# DATA SHOWN start

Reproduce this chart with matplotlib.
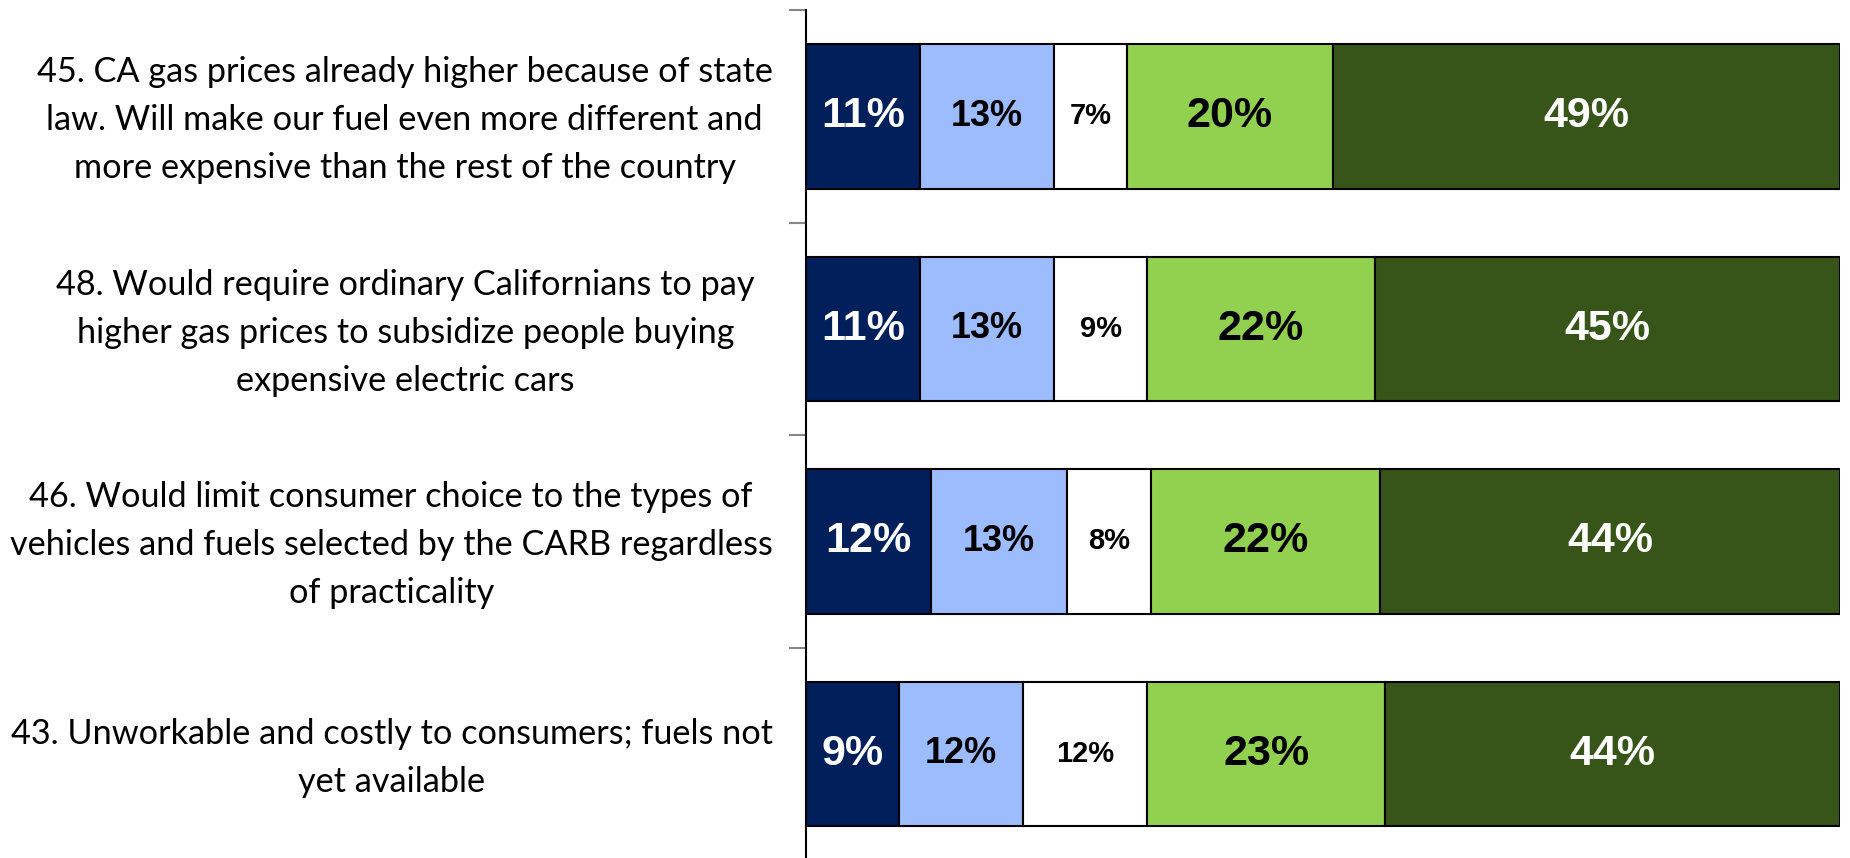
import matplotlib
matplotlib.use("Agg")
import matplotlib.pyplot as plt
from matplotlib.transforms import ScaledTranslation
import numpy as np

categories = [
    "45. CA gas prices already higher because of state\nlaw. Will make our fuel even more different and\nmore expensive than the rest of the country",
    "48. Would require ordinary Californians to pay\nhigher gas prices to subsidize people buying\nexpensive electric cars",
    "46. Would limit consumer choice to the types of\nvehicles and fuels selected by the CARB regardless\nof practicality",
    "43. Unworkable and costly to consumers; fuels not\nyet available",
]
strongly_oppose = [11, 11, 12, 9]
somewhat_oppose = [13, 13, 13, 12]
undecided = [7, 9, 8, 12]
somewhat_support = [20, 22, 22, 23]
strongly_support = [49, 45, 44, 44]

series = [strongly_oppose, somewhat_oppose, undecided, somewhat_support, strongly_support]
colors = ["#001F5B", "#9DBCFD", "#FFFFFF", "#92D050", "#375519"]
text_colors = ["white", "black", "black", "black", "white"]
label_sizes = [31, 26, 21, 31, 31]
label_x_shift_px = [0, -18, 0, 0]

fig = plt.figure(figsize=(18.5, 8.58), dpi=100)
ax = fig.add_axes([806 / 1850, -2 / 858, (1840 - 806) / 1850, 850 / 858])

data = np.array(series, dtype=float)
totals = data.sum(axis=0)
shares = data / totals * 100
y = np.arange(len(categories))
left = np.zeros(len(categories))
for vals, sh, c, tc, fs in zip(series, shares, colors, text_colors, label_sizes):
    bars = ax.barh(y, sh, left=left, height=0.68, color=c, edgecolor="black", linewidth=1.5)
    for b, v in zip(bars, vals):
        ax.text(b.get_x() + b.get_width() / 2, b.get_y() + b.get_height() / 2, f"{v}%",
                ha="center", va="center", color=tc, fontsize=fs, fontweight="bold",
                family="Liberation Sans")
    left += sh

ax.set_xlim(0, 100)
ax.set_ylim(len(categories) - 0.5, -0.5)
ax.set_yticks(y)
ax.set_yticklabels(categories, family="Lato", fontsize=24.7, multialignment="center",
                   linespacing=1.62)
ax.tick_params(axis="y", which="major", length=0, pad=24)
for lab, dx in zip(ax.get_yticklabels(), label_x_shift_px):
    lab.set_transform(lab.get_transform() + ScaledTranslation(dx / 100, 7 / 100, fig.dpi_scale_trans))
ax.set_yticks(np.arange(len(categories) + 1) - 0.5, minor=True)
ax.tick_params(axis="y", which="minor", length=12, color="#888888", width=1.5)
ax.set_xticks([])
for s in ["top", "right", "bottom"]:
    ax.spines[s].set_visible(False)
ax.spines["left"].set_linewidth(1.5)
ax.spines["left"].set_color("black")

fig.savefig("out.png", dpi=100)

# DATA SHOWN end
# DATA SHOWN start

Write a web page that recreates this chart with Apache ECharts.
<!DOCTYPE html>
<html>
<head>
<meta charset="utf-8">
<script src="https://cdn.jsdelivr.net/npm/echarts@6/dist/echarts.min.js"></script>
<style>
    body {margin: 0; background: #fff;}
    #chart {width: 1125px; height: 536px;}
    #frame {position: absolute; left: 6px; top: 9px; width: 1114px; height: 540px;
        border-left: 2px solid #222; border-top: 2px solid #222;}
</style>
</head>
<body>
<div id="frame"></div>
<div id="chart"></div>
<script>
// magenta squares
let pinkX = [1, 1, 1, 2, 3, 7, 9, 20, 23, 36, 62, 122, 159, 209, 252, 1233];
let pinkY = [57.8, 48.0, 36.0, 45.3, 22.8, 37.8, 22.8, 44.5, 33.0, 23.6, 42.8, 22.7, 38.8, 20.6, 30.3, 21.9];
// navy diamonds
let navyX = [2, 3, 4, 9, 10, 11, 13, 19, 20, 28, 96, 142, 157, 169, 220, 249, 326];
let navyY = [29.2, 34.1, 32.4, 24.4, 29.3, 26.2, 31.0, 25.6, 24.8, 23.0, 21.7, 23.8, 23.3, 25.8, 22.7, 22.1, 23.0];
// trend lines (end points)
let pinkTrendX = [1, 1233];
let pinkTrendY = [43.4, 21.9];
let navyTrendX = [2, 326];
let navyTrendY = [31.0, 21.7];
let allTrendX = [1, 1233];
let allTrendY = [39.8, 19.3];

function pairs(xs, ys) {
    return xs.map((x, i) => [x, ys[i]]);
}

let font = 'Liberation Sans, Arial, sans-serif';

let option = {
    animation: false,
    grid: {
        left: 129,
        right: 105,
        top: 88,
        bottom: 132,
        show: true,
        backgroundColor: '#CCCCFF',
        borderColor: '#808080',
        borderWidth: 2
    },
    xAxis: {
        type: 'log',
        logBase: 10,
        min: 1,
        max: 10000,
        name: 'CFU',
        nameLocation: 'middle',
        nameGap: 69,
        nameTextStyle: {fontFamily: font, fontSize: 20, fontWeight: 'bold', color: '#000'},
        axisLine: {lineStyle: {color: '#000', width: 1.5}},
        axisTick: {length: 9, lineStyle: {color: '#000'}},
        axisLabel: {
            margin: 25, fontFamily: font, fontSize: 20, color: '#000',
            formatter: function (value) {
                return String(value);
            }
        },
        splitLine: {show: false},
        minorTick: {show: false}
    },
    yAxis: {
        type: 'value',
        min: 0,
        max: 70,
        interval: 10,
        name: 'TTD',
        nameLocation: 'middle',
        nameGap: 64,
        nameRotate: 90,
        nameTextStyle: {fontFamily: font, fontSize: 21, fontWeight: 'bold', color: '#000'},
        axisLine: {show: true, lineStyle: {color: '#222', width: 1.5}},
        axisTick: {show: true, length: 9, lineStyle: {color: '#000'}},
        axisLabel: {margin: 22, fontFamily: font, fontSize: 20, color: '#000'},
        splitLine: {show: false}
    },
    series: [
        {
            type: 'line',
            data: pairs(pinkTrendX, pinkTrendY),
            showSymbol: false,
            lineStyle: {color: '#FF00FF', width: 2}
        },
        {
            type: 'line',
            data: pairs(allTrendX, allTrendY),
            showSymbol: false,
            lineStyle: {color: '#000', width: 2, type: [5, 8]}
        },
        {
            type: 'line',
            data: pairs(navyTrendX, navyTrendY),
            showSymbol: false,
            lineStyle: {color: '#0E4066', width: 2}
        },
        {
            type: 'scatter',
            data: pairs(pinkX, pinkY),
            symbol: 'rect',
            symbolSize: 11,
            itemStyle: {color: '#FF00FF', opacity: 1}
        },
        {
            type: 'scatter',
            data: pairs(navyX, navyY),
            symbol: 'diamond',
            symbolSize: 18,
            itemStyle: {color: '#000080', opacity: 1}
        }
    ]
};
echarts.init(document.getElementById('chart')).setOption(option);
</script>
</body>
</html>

# DATA SHOWN end

Take out nothing but the lines from the one containing "Reproduce this chart with matplotlib." to the one containing "import numpy as np", inclusive, retyped exactly. Drop the pictures.

Reproduce this chart with matplotlib.
import matplotlib
matplotlib.use("Agg")
import matplotlib.pyplot as plt
from matplotlib.transforms import ScaledTranslation
import numpy as np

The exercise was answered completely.